*EXERCISE INPUT*.
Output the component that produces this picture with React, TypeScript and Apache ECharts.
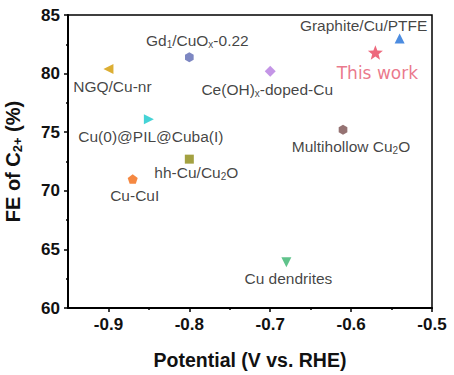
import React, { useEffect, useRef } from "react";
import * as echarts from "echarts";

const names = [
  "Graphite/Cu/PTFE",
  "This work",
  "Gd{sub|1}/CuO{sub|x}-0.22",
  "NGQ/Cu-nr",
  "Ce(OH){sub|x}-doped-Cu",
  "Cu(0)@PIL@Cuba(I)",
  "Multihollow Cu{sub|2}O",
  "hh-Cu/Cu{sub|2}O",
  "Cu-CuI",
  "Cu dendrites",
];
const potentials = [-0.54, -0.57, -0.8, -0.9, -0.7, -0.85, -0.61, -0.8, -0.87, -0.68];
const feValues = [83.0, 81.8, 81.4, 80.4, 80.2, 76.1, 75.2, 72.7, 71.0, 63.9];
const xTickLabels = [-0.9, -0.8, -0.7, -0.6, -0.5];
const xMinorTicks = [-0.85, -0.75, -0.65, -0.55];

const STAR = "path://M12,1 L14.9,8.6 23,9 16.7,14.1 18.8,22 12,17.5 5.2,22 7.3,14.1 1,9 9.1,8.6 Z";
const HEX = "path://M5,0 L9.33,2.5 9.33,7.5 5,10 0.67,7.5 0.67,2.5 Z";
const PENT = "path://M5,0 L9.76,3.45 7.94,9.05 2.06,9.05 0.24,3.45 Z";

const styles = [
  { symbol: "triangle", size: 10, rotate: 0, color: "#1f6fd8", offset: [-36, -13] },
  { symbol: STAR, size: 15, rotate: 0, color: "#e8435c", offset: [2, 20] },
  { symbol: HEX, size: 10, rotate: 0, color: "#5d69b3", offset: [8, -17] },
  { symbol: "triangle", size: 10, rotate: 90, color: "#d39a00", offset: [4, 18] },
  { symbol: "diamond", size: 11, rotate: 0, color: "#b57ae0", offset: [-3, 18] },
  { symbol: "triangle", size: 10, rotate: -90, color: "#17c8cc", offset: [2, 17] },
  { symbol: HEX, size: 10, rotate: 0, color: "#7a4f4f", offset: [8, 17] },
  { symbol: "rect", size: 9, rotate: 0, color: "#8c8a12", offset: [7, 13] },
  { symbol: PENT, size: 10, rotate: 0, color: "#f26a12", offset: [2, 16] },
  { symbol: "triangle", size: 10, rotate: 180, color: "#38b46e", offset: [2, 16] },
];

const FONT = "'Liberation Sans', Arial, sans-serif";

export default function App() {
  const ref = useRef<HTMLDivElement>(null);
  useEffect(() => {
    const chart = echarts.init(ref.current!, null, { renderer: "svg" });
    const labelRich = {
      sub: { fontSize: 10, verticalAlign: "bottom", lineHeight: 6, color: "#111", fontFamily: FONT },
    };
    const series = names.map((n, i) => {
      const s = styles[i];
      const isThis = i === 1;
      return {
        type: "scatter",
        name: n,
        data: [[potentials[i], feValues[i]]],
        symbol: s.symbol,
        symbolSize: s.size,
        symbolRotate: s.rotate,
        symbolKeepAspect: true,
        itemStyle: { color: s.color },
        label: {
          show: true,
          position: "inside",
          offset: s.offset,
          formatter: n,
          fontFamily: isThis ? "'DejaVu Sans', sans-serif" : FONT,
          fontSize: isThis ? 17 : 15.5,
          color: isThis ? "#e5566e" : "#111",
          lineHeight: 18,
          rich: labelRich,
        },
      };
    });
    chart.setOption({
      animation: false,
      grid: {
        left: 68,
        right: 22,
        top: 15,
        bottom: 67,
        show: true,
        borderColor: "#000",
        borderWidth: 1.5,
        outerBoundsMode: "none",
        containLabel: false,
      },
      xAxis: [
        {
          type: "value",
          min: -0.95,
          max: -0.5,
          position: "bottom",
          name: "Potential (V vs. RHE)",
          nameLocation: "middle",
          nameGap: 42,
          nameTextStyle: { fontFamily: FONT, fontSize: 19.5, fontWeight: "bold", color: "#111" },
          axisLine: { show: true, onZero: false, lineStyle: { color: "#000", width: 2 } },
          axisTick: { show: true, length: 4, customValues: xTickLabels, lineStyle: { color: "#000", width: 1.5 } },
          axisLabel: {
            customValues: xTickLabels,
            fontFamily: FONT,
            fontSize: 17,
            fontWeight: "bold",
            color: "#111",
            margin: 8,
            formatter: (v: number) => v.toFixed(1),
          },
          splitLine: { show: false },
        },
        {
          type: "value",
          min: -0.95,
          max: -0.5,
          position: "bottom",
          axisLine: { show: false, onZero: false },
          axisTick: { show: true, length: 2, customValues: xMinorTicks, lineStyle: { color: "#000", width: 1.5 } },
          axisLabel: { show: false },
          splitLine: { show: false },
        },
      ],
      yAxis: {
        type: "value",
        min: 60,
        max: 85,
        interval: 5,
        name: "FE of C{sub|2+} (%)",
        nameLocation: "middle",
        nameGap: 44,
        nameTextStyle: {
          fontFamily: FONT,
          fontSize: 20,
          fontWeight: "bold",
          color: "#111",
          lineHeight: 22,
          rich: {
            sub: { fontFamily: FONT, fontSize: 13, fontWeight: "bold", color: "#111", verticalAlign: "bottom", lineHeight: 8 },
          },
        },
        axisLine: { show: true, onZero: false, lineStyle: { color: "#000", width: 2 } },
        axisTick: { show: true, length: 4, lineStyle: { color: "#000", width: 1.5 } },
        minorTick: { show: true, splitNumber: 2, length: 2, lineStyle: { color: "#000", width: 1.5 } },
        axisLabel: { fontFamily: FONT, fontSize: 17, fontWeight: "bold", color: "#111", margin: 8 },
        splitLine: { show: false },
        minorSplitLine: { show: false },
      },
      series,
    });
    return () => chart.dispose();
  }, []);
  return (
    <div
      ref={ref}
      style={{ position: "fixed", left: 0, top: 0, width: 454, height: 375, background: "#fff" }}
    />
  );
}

--

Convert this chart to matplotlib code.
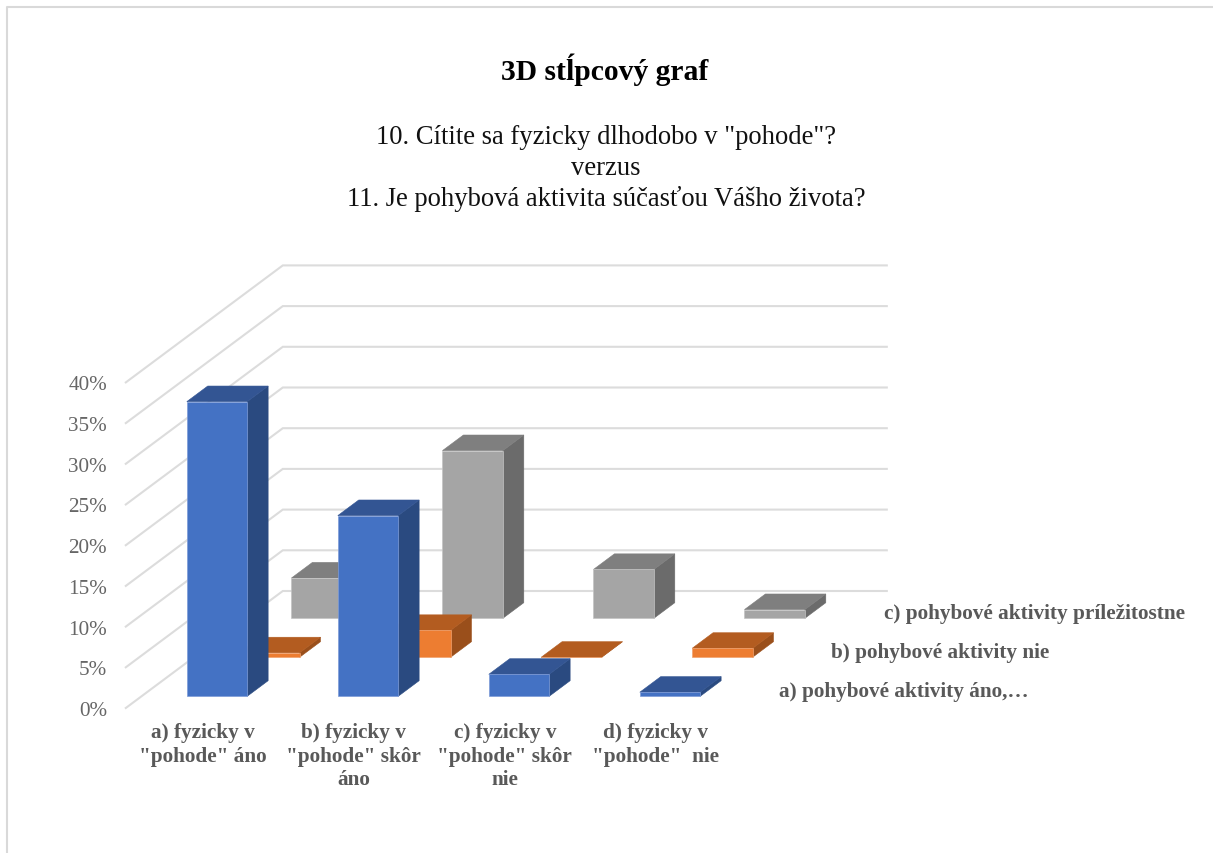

...

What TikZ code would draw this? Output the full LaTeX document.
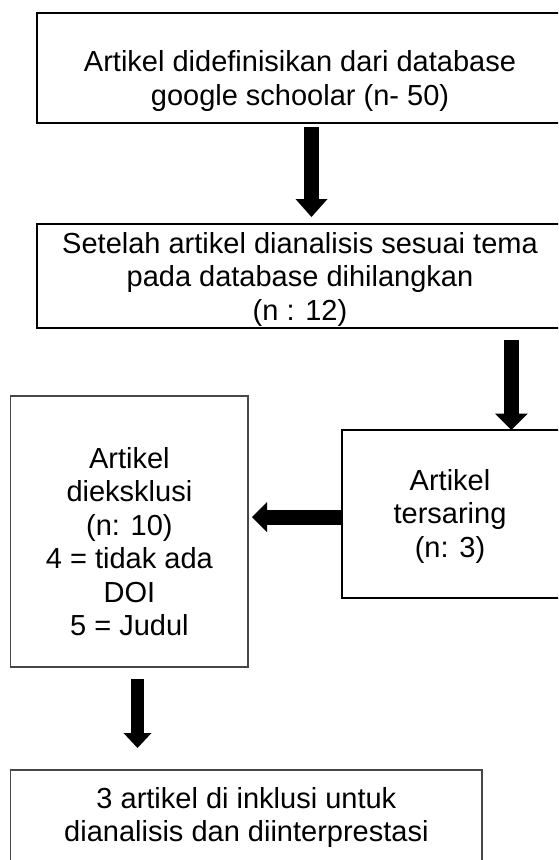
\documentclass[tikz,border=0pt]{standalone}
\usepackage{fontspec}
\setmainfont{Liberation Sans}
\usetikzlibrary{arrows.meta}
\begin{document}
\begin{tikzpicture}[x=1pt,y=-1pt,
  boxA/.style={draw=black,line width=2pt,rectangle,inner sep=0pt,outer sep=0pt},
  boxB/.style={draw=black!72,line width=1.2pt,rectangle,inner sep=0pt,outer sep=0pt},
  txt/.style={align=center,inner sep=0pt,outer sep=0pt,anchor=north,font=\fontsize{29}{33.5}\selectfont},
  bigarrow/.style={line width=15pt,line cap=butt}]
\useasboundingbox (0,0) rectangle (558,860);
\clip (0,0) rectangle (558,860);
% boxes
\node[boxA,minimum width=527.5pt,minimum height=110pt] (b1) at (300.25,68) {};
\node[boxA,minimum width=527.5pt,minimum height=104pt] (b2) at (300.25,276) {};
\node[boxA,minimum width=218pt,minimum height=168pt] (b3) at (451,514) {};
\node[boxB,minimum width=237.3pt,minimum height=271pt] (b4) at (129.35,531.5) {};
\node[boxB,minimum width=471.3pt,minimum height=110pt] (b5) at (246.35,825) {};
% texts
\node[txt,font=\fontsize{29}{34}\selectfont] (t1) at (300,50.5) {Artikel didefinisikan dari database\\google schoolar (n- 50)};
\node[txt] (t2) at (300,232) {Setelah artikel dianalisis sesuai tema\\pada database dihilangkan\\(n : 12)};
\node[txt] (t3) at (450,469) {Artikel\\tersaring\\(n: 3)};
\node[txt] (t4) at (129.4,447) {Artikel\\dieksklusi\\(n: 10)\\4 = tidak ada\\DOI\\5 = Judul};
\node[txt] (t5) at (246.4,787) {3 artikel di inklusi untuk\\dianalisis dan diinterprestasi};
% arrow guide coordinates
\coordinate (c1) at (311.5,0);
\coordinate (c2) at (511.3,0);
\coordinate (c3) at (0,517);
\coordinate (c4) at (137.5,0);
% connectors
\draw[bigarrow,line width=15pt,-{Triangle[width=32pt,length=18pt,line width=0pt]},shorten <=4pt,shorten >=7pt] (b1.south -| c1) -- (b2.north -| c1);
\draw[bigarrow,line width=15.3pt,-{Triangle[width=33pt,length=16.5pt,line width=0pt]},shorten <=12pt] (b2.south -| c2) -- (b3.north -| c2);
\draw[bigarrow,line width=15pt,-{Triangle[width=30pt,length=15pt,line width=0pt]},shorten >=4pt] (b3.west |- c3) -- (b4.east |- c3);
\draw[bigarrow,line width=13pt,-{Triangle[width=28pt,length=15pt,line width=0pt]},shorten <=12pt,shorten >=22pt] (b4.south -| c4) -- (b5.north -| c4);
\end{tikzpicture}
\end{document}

*GIVEN TASK*. In the listing above, find the line with "Output the component" and the line with "L9.76,3.45 7.94,9.05 2.06,9.05". Set down both and every line between them, minus the pictures.

*THE ANSWER*.
Output the component that produces this picture with React, TypeScript and Apache ECharts.
import React, { useEffect, useRef } from "react";
import * as echarts from "echarts";

const names = [
  "Graphite/Cu/PTFE",
  "This work",
  "Gd{sub|1}/CuO{sub|x}-0.22",
  "NGQ/Cu-nr",
  "Ce(OH){sub|x}-doped-Cu",
  "Cu(0)@PIL@Cuba(I)",
  "Multihollow Cu{sub|2}O",
  "hh-Cu/Cu{sub|2}O",
  "Cu-CuI",
  "Cu dendrites",
];
const potentials = [-0.54, -0.57, -0.8, -0.9, -0.7, -0.85, -0.61, -0.8, -0.87, -0.68];
const feValues = [83.0, 81.8, 81.4, 80.4, 80.2, 76.1, 75.2, 72.7, 71.0, 63.9];
const xTickLabels = [-0.9, -0.8, -0.7, -0.6, -0.5];
const xMinorTicks = [-0.85, -0.75, -0.65, -0.55];

const STAR = "path://M12,1 L14.9,8.6 23,9 16.7,14.1 18.8,22 12,17.5 5.2,22 7.3,14.1 1,9 9.1,8.6 Z";
const HEX = "path://M5,0 L9.33,2.5 9.33,7.5 5,10 0.67,7.5 0.67,2.5 Z";
const PENT = "path://M5,0 L9.76,3.45 7.94,9.05 2.06,9.05 0.24,3.45 Z";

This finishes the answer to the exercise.